No AL. No NL. Two New League: Eastern and Western / 2 Divisions each.

Eastern League / Northern Division: Toronto, Montreal, Boston, NY Yanks, NY Mets, Philly & Baltimore.
Eastern League / South Central Division: Detroit, Cleveland, Cincinnati, Pittsburgh, Atlanta, Florida & Tampa Bay.

Western League / Midwest Southern Division: Milwaukee, Chicago Cubs, Chicago White Sox, Minnesota, Kansas City, St. Louis, Texas & Houston.
Western League / West Coast Division: Seattle, Colorado, San Francisco, Oakland, Anaheim, LA, San Diego & Arizona.

You get your cross town rivalries and can ditch all those useless west-coast trip games that no one watches on the east coast.

However, what does seem odd about your alignment is that you have 14 teams in the East and 16 in the West, even though the majority of people and fans live east of the Mississippi. I would move the Expos to Washington, then wait five years and expand back to Montreal and Brooklyn, and then organize it thus:

EAST-NORTHERN:
Toronto
New York Yankees
New York Mets
Boston
Montreal
Detroit
Cleveland
Brooklyn

EAST-SOUTHERN:
Baltimore
Washington
Philadelphia
Atlanta
Cincinnati
Florida
Tampa Bay
Pittsburgh

I’d have the West set up the same as yours.

Each team would play 14 games against divisional opponents, 8 against extradivisional opponents, a total of 162. If you wanted it more balanced you could go to 12 and 10, which is 164.

Two wild cards.
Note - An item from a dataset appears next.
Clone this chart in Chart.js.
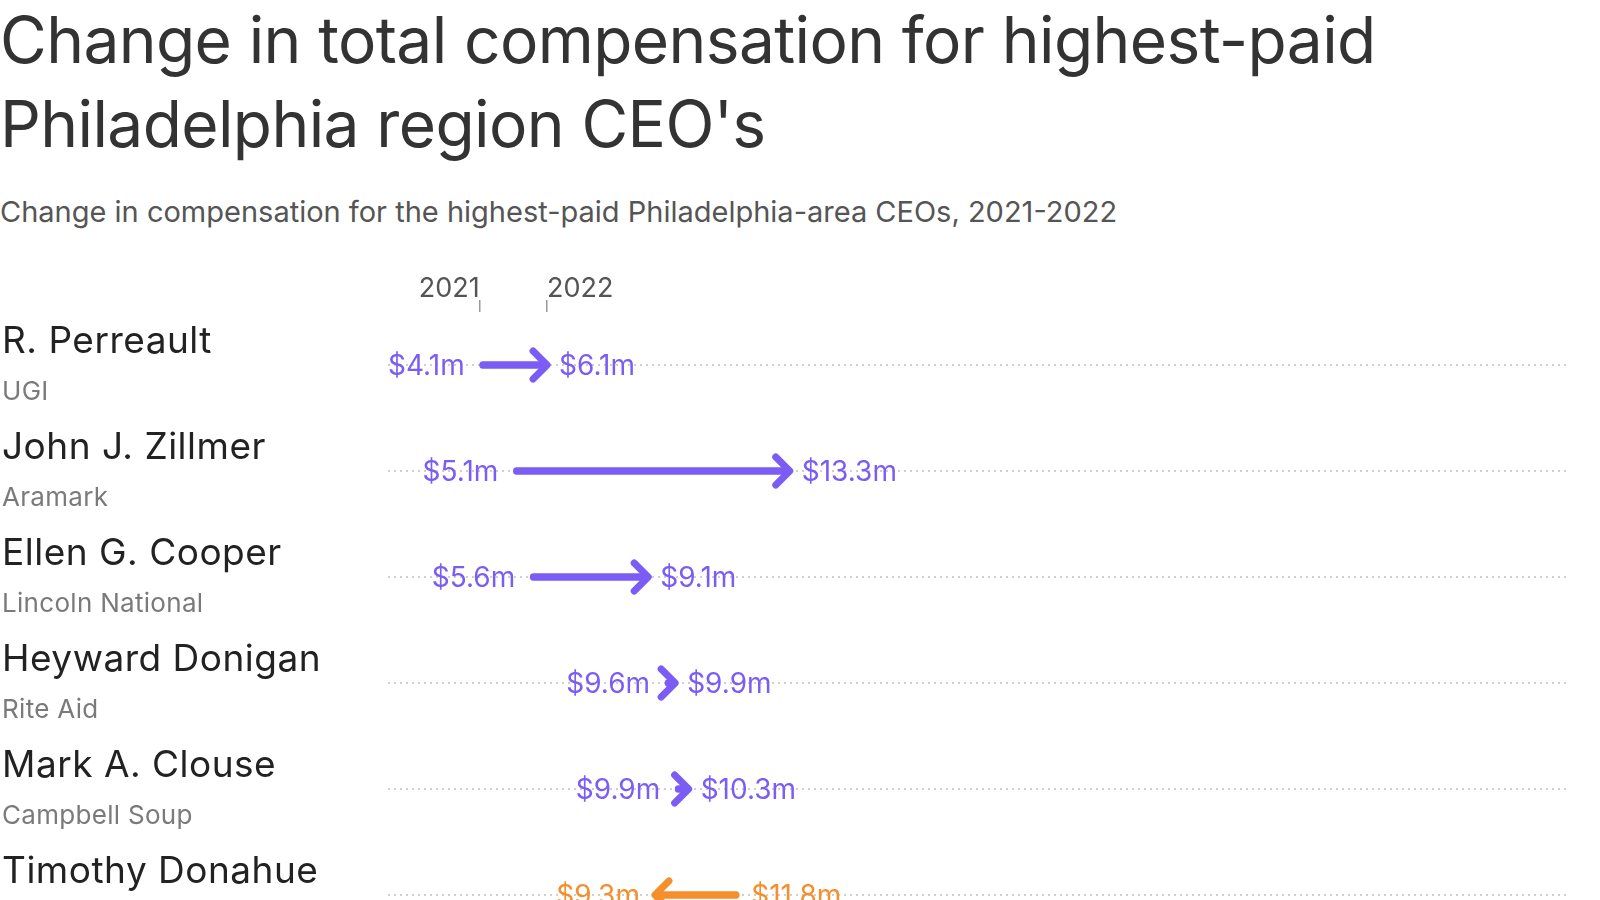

Sorry, but I like three playoff rounds. However, the wild cards (which can come from either division) don’t get home games in the fist round. Best three outta five, all in the division champion’s home park.

I got it, I disagreed with your comment that it would make Steinbrenner Satan’s second in command, because 1) who cares about a marketing plug in a song, and 2) does anyone eat that crap anymore anyhow?